### PROBLEM TO SOLVE
Output all the data exactly. Pictures do not belong in the copy.

### GIVEN INFORMATION
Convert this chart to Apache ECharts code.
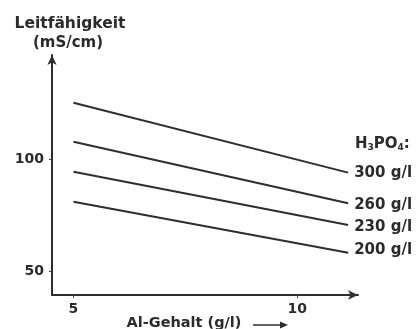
<!DOCTYPE html>
<html>
<head>
<meta charset="utf-8">
<script src="https://cdn.jsdelivr.net/npm/echarts@6/dist/echarts.min.js"></script>
<style>
html,body{margin:0;padding:0;background:#fff;}
#c{width:420px;height:329px;}
</style>
</head>
<body>
<div id="c"></div>
<script>
// Data
const seriesNames = ['300 g/l', '260 g/l', '230 g/l', '200 g/l'];
const xStart = 5.0;
const xEnd = 11.14;
const startValues = [125.1, 107.7, 94.3, 80.9];
const endValues = [93.9, 80.2, 70.5, 58.2];
const xTickValues = [5, 10];
const yTickValues = [50, 100];

const FONT = 'DejaVu Sans';
const TXT = '#2b2b2b';
const labelOffsets = [[0, 0], [0, 2], [0, 2], [0, -3]];

const chart = echarts.init(document.getElementById('c'), null, {renderer: 'canvas'});

const series = seriesNames.map((name, i) => ({
  name: name,
  type: 'line',
  data: [[xStart, startValues[i]], [xEnd, endValues[i]]],
  symbol: 'none',
  silent: true,
  animation: false,
  lineStyle: {color: '#2e2e2e', width: 2},
  endLabel: {
    show: true,
    formatter: name,
    distance: 6,
    offset: labelOffsets[i],
    color: TXT,
    fontFamily: FONT,
    fontWeight: 'bold',
    fontSize: 15
  }
}));

chart.setOption({
  animation: false,
  backgroundColor: '#fff',
  grid: {left: 52, right: 62, top: 55, bottom: 34, containLabel: false, outerBoundsMode: 'none'},
  xAxis: {
    type: 'value',
    min: 4.52,
    max: 11.36,
    splitLine: {show: false},
    axisLine: {show: true, symbol: ['none', 'arrow'], symbolSize: [7, 10], lineStyle: {color: '#2e2e2e', width: 2}},
    axisTick: {show: true, customValues: xTickValues, length: 3, lineStyle: {color: '#444', width: 1}},
    axisLabel: {show: true, customValues: xTickValues, margin: 7, color: TXT, fontFamily: FONT, fontWeight: 'bold', fontSize: 14, showMinLabel: true, showMaxLabel: true}
  },
  yAxis: {
    type: 'value',
    min: 39.3,
    max: 146.4,
    splitLine: {show: false},
    axisLine: {show: true, symbol: ['none', 'arrow'], symbolSize: [7, 10], lineStyle: {color: '#2e2e2e', width: 2}},
    axisTick: {show: true, customValues: yTickValues, length: 3, lineStyle: {color: '#444', width: 1}},
    axisLabel: {show: true, customValues: yTickValues, margin: 8, color: TXT, fontFamily: FONT, fontWeight: 'bold', fontSize: 14}
  },
  graphic: [
    {
      type: 'text', x: 70, y: 24,
      style: {text: 'Leitfähigkeit', fill: TXT, font: 'bold 15.5px "DejaVu Sans"', textAlign: 'center', textVerticalAlign: 'middle'}
    },
    {
      type: 'text', x: 68, y: 43,
      style: {text: '(mS/cm)', fill: TXT, font: 'bold 15px "DejaVu Sans"', textAlign: 'center', textVerticalAlign: 'middle'}
    },
    {
      type: 'text', x: 355, y: 144,
      style: {
        text: '{b|H}{s|3}{b|PO}{s|4}{b|:}',
        textVerticalAlign: 'middle',
        rich: {
          b: {fontFamily: FONT, fontWeight: 'bold', fontSize: 15, fill: TXT, color: TXT, height: 16},
          s: {fontFamily: FONT, fontWeight: 'bold', fontSize: 9, fill: TXT, color: TXT, height: 16, padding: [8, 0, 0, 0]}
        }
      }
    },
    {
      type: 'text', x: 184, y: 323,
      style: {text: 'Al-Gehalt (g/l)', fill: TXT, font: 'bold 14.5px "DejaVu Sans"', textAlign: 'center', textVerticalAlign: 'middle'}
    },
    {
      type: 'line', shape: {x1: 253, y1: 325, x2: 282, y2: 325},
      style: {stroke: '#2e2e2e', lineWidth: 1.5}
    },
    {
      type: 'polygon', shape: {points: [[288, 325], [280, 321.5], [280, 328.5]]},
      style: {fill: '#2e2e2e'}
    }
  ],
  series: series
});
</script>
</body>
</html>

### IN RESPONSE
Convert this chart to Apache ECharts code.
<!DOCTYPE html>
<html>
<head>
<meta charset="utf-8">
<script src="https://cdn.jsdelivr.net/npm/echarts@6/dist/echarts.min.js"></script>
<style>
html,body{margin:0;padding:0;background:#fff;}
#c{width:420px;height:329px;}
</style>
</head>
<body>
<div id="c"></div>
<script>
// Data
const seriesNames = ['300 g/l', '260 g/l', '230 g/l', '200 g/l'];
const xStart = 5.0;
const xEnd = 11.14;
const startValues = [125.1, 107.7, 94.3, 80.9];
const endValues = [93.9, 80.2, 70.5, 58.2];
const xTickValues = [5, 10];
const yTickValues = [50, 100];

const FONT = 'DejaVu Sans';
const TXT = '#2b2b2b';
const labelOffsets = [[0, 0], [0, 2], [0, 2], [0, -3]];

const chart = echarts.init(document.getElementById('c'), null, {renderer: 'canvas'});

const series = seriesNames.map((name, i) => ({
  name: name,
  type: 'line',
  data: [[xStart, startValues[i]], [xEnd, endValues[i]]],
  symbol: 'none',
  silent: true,
  animation: false,
  lineStyle: {color: '#2e2e2e', width: 2},
  endLabel: {
    show: true,
    formatter: name,
    distance: 6,
    offset: labelOffsets[i],
    color: TXT,
    fontFamily: FONT,
    fontWeight: 'bold',
    fontSize: 15
  }
}));

chart.setOption({
  animation: false,
  backgroundColor: '#fff',
  grid: {left: 52, right: 62, top: 55, bottom: 34, containLabel: false, outerBoundsMode: 'none'},
  xAxis: {
    type: 'value',
    min: 4.52,
    max: 11.36,
    splitLine: {show: false},
    axisLine: {show: true, symbol: ['none', 'arrow'], symbolSize: [7, 10], lineStyle: {color: '#2e2e2e', width: 2}},
    axisTick: {show: true, customValues: xTickValues, length: 3, lineStyle: {color: '#444', width: 1}},
    axisLabel: {show: true, customValues: xTickValues, margin: 7, color: TXT, fontFamily: FONT, fontWeight: 'bold', fontSize: 14, showMinLabel: true, showMaxLabel: true}
  },
  yAxis: {
    type: 'value',
    min: 39.3,
    max: 146.4,
    splitLine: {show: false},
    axisLine: {show: true, symbol: ['none', 'arrow'], symbolSize: [7, 10], lineStyle: {color: '#2e2e2e', width: 2}},
    axisTick: {show: true, customValues: yTickValues, length: 3, lineStyle: {color: '#444', width: 1}},
    axisLabel: {show: true, customValues: yTickValues, margin: 8, color: TXT, fontFamily: FONT, fontWeight: 'bold', fontSize: 14}
  },
  graphic: [
    {
      type: 'text', x: 70, y: 24,
      style: {text: 'Leitfähigkeit', fill: TXT, font: 'bold 15.5px "DejaVu Sans"', textAlign: 'center', textVerticalAlign: 'middle'}
    },
    {
      type: 'text', x: 68, y: 43,
      style: {text: '(mS/cm)', fill: TXT, font: 'bold 15px "DejaVu Sans"', textAlign: 'center', textVerticalAlign: 'middle'}
    },
    {
      type: 'text', x: 355, y: 144,
      style: {
        text: '{b|H}{s|3}{b|PO}{s|4}{b|:}',
        textVerticalAlign: 'middle',
        rich: {
          b: {fontFamily: FONT, fontWeight: 'bold', fontSize: 15, fill: TXT, color: TXT, height: 16},
          s: {fontFamily: FONT, fontWeight: 'bold', fontSize: 9, fill: TXT, color: TXT, height: 16, padding: [8, 0, 0, 0]}
        }
      }
    },
    {
      type: 'text', x: 184, y: 323,
      style: {text: 'Al-Gehalt (g/l)', fill: TXT, font: 'bold 14.5px "DejaVu Sans"', textAlign: 'center', textVerticalAlign: 'middle'}
    },
    {
      type: 'line', shape: {x1: 253, y1: 325, x2: 282, y2: 325},
      style: {stroke: '#2e2e2e', lineWidth: 1.5}
    },
    {
      type: 'polygon', shape: {points: [[288, 325], [280, 321.5], [280, 328.5]]},
      style: {fill: '#2e2e2e'}
    }
  ],
  series: series
});
</script>
</body>
</html>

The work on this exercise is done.